Tell us about a campaign or initiative where strategic misalignment caused issues. What did you do?
This question surfaces emotional intelligence and alignment skills. The best marketing strategists won’t just describe the misalignment; they’ll explain how they uncovered it, navigated team dynamics, and made changes to bring everyone back into alignment. Look for answers that highlight collaborative workshops, stakeholder mapping, and a communication style or format adjustment.
How do you communicate strategic recommendations to executive stakeholders?
Experienced marketing strategists know how to adapt their communication style depending on the audience. Candidates should be able to distill complex insights into actionable language, provide just enough context, and lead with business impact.
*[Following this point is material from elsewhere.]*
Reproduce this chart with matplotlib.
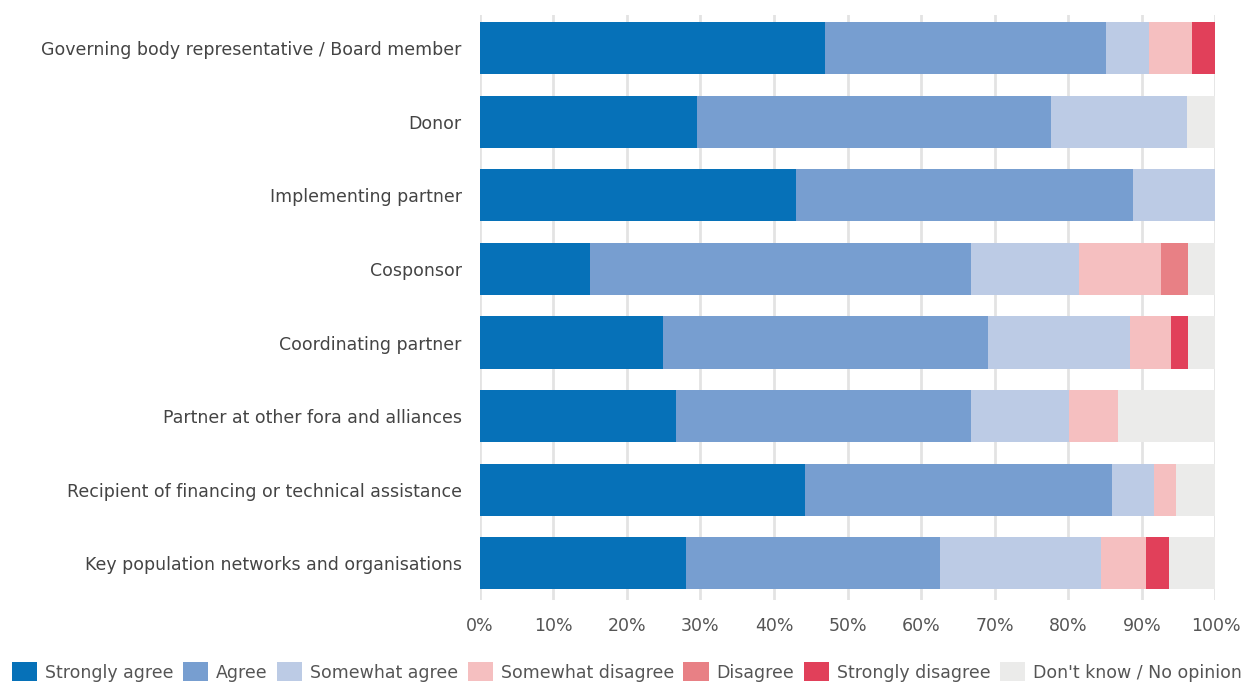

Bonus if they use storytelling formats or tiered frameworks (e.g., What? So What? Now What?) and tools like Loom, Pitch, or Google Slides.
Strategists must bring structure to their thinking. Great answers reference classic strategy frameworks (e.g., SWOT, Ansoff Matrix, BCG Matrix, or Porter’s Five Forces) and describe how they adapt to different challenges. Listen for examples that show a blend of analytical rigor and practical application.
Why Do Companies Hire Marketing Strategists?
Companies hire marketing strategists to bring clarity to complexity. These professionals synthesize data, customer insights, and business goals into comprehensive marketing plans that guide execution and drive results. They act as the connective tissue between research, creative, and performance teams and ensure that every initiative is aligned with a broader strategic vision.
Whether you’re building a brand, launching a product, or realigning your marketing funnel, the right strategist transforms scattered efforts into a unified direction. By grounding decisions in insight and linking tactics to outcomes, they help businesses move from reactive marketing to proactive growth and measurable impact.